Jakub Szymaszek walks us through Virtualization Based Security memory enclaves in Windows Server 2019 and SQL Server 2019:

Today, we are super excited to announce that you can now try and evaluate Always Encrypted with secure enclaves in the preview of SQL Server 2019.

Always Encrypted with secure enclaves in SQL Server 2019 preview uses an enclave technology called Virtualization Based Security (VBS) memory enclaves in the upcoming version of Windows (Windows Server 2019 and Windows 10, version 1809), which is currently also in preview. A VBS enclave is an isolated region of memory within the address space of a user-mode process. The isolation of VBS enclaves is provided by the Windows hypervisor, which makes VBS enclaves appear as black boxes, not only to the processes containing them, but also all other processes and the Windows OS on the machine.

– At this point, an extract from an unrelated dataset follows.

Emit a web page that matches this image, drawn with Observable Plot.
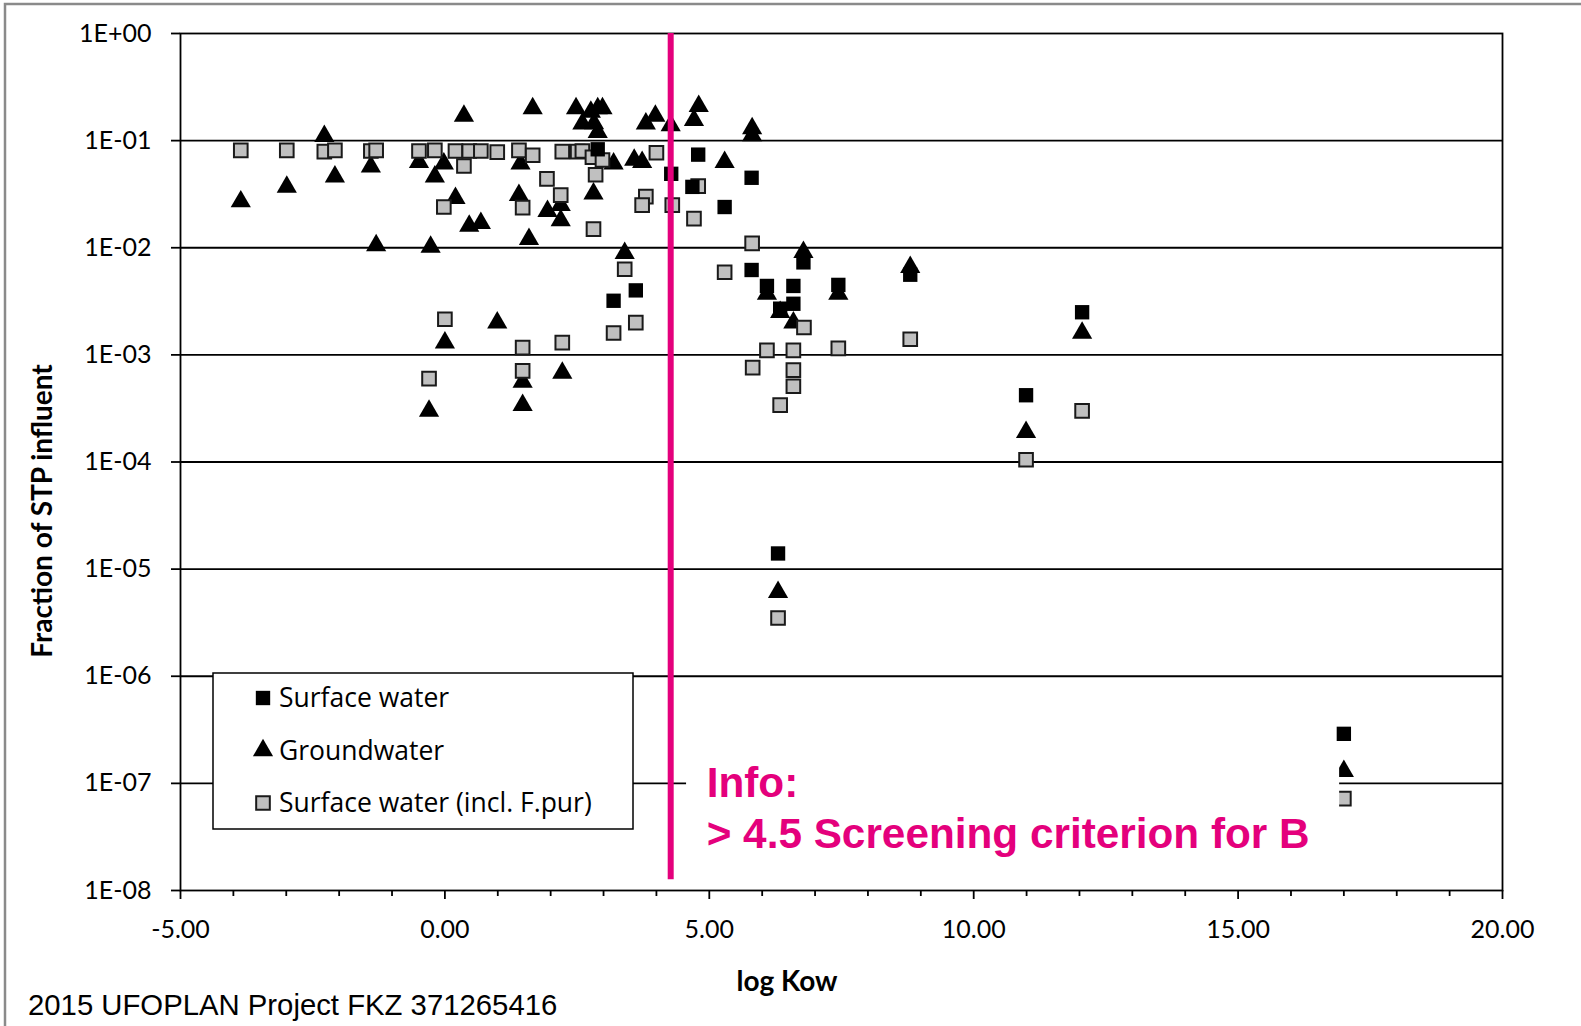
<!DOCTYPE html>
<html>
<head>
<meta charset="utf-8">
<script src="https://cdn.jsdelivr.net/npm/d3@7"></script>
<script src="https://cdn.jsdelivr.net/npm/@observablehq/plot@0.6"></script>
<style>
  html, body { margin: 0; padding: 0; background: white; }
  #chart { width: 1581px; height: 1026px; }
</style>
</head>
<body>
<div id="chart"></div>
<script>
// ---- Data (log Kow, fraction of STP influent) ----
const surfaceWater = [
  [2.89, 0.083], [3.19, 0.0032], [3.61, 0.0040], [4.28, 0.049], [4.68, 0.037],
  [4.79, 0.074], [5.29, 0.024], [5.80, 0.045], [5.80, 0.0062], [6.09, 0.0044],
  [6.34, 0.0027], [6.59, 0.0044], [6.59, 0.0030], [6.78, 0.0073], [7.44, 0.0045],
  [8.80, 0.0056], [12.05, 0.0025], [10.99, 0.00042], [6.30, 1.4e-5], [17.0, 2.9e-7]
];
const groundwater = [
  [-3.86, 0.027], [-2.99, 0.037], [-2.28, 0.11], [-2.08, 0.046], [-1.40, 0.057],
  [-1.30, 0.0105], [-0.49, 0.063], [-0.27, 0.0102], [-0.19, 0.046], [-0.02, 0.061],
  [0.20, 0.029], [0.36, 0.17], [0.46, 0.016], [0.68, 0.017], [0.00, 0.0013],
  [-0.30, 0.00030], [0.99, 0.0020], [1.47, 0.00056], [1.47, 0.00034], [2.22, 0.00068],
  [1.43, 0.061], [1.40, 0.031], [1.59, 0.012], [1.66, 0.20], [1.94, 0.022],
  [2.19, 0.025], [2.19, 0.018], [2.48, 0.20], [2.60, 0.144], [2.76, 0.185],
  [2.81, 0.032], [2.82, 0.145], [2.89, 0.20], [2.89, 0.12], [2.98, 0.20],
  [3.19, 0.061], [3.40, 0.0089], [3.58, 0.066], [3.73, 0.063], [3.80, 0.144],
  [3.98, 0.17], [4.27, 0.139], [4.71, 0.155], [4.80, 0.21], [5.29, 0.063],
  [5.81, 0.13], [5.81, 0.112], [6.09, 0.0037], [6.34, 0.0025], [6.59, 0.0020],
  [6.78, 0.0091], [7.44, 0.0037], [8.80, 0.0066], [12.05, 0.0016], [10.99, 0.00019],
  [6.30, 6.1e-6], [17.0, 1.3e-7]
];
const surfaceWaterFpur = [
  [-3.86, 0.081], [-2.99, 0.081], [-2.28, 0.079], [-2.08, 0.081], [-1.40, 0.080],
  [-1.30, 0.081], [-0.49, 0.080], [-0.19, 0.081], [0.20, 0.080], [0.46, 0.080],
  [0.68, 0.080], [0.99, 0.078], [0.36, 0.058], [-0.02, 0.024], [0.00, 0.00215],
  [-0.30, 0.0006], [1.47, 0.00117], [1.47, 0.00071], [2.22, 0.0013], [3.19, 0.0016],
  [3.61, 0.0020], [3.40, 0.0063], [1.40, 0.081], [1.66, 0.073], [2.22, 0.079],
  [2.51, 0.079], [2.60, 0.080], [2.79, 0.070], [2.98, 0.066], [2.85, 0.048],
  [1.93, 0.044], [2.19, 0.031], [1.47, 0.0237], [2.81, 0.0149], [4.00, 0.077],
  [3.80, 0.030], [3.73, 0.025], [4.30, 0.025], [4.79, 0.0376], [4.71, 0.0187],
  [5.81, 0.011], [5.29, 0.0059], [6.79, 0.0018], [6.09, 0.0011], [6.59, 0.0011],
  [7.44, 0.00115], [8.80, 0.0014], [5.82, 0.00076], [6.59, 0.00072], [6.59, 0.00051],
  [6.34, 0.00034], [12.05, 0.0003], [10.99, 0.000105], [6.30, 3.5e-6], [17.0, 7.2e-8]
];

const seriesNames = ["Surface water", "Groundwater", "Surface water (incl. F.pur)"];
const xMajorTicks = [-5, 0, 5, 10, 15, 20];
const xMinorTicks = d3.range(-5, 21, 1).filter(d => d % 5 !== 0);
const yDecades = [1e-8, 1e-7, 1e-6, 1e-5, 1e-4, 1e-3, 1e-2, 1e-1, 1];
const yGrid = [1e-7, 1e-6, 1e-5, 1e-4, 1e-3, 1e-2, 1e-1];
const criterionX = [4.27];
const criterionYEnd = 10 ** -7.9;
const infoLines = [
  {text: "Info:", x: 4.95, y: 10 ** -7.13},
  {text: "> 4.5 Screening criterion for B", x: 4.95, y: 10 ** -7.60}
];
const infoBox = [{x1: 4.57, x2: 16.92, y1: 10 ** -6.69, y2: 10 ** -7.81}];
const captionText = "2015 UFOPLAN Project FKZ 371265416";
const xTitle = "log Kow";
const yTitle = "Fraction of STP influent";

const MAGENTA = "#e4007c";
const R_TRI = 7.5, R_GRAY = 7.7, R_BLACK = 8.1;
const fmtY = d => {
  const e = Math.round(Math.log10(d));
  return "1E" + (e < 0 ? "-" : "+") + String(Math.abs(e)).padStart(2, "0");
};

const svg = Plot.plot({
  width: 1581,
  height: 1026,
  marginTop: 33,
  marginRight: 79,
  marginBottom: 136,
  marginLeft: 180,
  style: {fontFamily: "Lato", fontSize: "25px", color: "black", background: "white"},
  x: {domain: [-5, 20]},
  y: {type: "log", domain: [1e-8, 1]},
  marks: [
    Plot.ruleY(yGrid, {stroke: "black", strokeWidth: 1.8}),
    Plot.frame({stroke: "black", strokeWidth: 1.8}),
    Plot.axisY({ticks: yDecades, tickFormat: fmtY, tickSize: 9, tickPadding: 20, label: null, strokeWidth: 1.8}),
    Plot.axisX({ticks: xMajorTicks, tickFormat: d => d.toFixed(2), tickSize: 9, tickPadding: 21, label: null, strokeWidth: 1.8}),
    Plot.axisX({ticks: xMinorTicks, tickFormat: () => "", tickSize: 6, label: null, strokeWidth: 1.8}),
    Plot.dot(groundwater, {x: d => d[0], y: d => d[1], symbol: "triangle", r: R_TRI, fill: "black", stroke: "none"}),
    Plot.dot(surfaceWaterFpur, {x: d => d[0], y: d => d[1], symbol: "square", r: R_GRAY, fill: "#c0c0c0", stroke: "#1a1a1a", strokeWidth: 2}),
    Plot.dot(surfaceWater, {x: d => d[0], y: d => d[1], symbol: "square", r: R_BLACK, fill: "black", stroke: "none"}),
    Plot.rect(infoBox, {x1: "x1", x2: "x2", y1: "y1", y2: "y2", fill: "white"}),
    Plot.ruleX(criterionX, {y1: 1, y2: criterionYEnd, stroke: MAGENTA, strokeWidth: 6}),
    Plot.text(infoLines, {x: "x", y: "y", text: "text", textAnchor: "start", lineAnchor: "bottom",
      fill: MAGENTA, fontSize: 42.3, fontWeight: "bold", fontFamily: "Liberation Sans"})
  ]
});

document.getElementById("chart").appendChild(svg);

const s = d3.select(svg);

// page border
s.append("rect").attr("x", 5).attr("y", 4).attr("width", 1700).attr("height", 1200)
  .attr("fill", "none").attr("stroke", "#8a8a8a").attr("stroke-width", 2.5);

// legend
const lg = s.append("g").attr("text-anchor", "start");
lg.append("rect").attr("x", 213).attr("y", 673).attr("width", 420).attr("height", 156)
  .attr("fill", "white").attr("stroke", "black").attr("stroke-width", 1.5);
const legendItems = [
  {name: seriesNames[0], sym: d3.symbolSquare, r: R_BLACK, fill: "black", stroke: "none"},
  {name: seriesNames[1], sym: d3.symbolTriangle, r: R_TRI, fill: "black", stroke: "none"},
  {name: seriesNames[2], sym: d3.symbolSquare, r: R_GRAY, fill: "#c0c0c0", stroke: "#1a1a1a"}
];
legendItems.forEach((it, i) => {
  const cy = 698 + i * 52.5;
  lg.append("path").attr("d", d3.symbol(it.sym, Math.PI * it.r * it.r)())
    .attr("transform", `translate(263,${cy})`)
    .attr("fill", it.fill).attr("stroke", it.stroke).attr("stroke-width", 2);
  lg.append("text").attr("x", 279).attr("y", cy).attr("dy", "0.35em")
    .attr("text-anchor", "start")
    .attr("font-family", "Open Sans").attr("font-size", 26.5).attr("fill", "black").text(it.name);
});

// axis titles
s.append("text").attr("transform", "translate(42,511) rotate(-90)")
  .attr("text-anchor", "middle").attr("dy", "0.35em")
  .attr("font-family", "Lato").attr("font-weight", "bold").attr("font-size", 28).text(yTitle);
s.append("text").attr("x", 787).attr("y", 981).attr("dy", "0.35em")
  .attr("text-anchor", "middle")
  .attr("font-family", "Lato").attr("font-weight", "bold").attr("font-size", 28).text(xTitle);

// caption
s.append("text").attr("x", 28).attr("y", 1015).attr("text-anchor", "start")
  .attr("font-family", "Liberation Sans, Arial, sans-serif").attr("font-size", 29.3).attr("fill", "black")
  .text(captionText);
</script>
</body>
</html>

Even machine administrators are not able to see the memory of the enclave. The below screenshot shows what an admin would get to see when browsing the enclave memory using a debugger (note the question marks, as opposed to the actual memory content).

The compliance regime is shifting toward preventing high-privilege users (DBAs, sysadmins, etc.) from accidentally or maliciously exposing sensitive information, so it makes sense that this is the primary security push.  I think that these changes are starting to make Always Encrypted a better option than a roll-your-own data encryption model.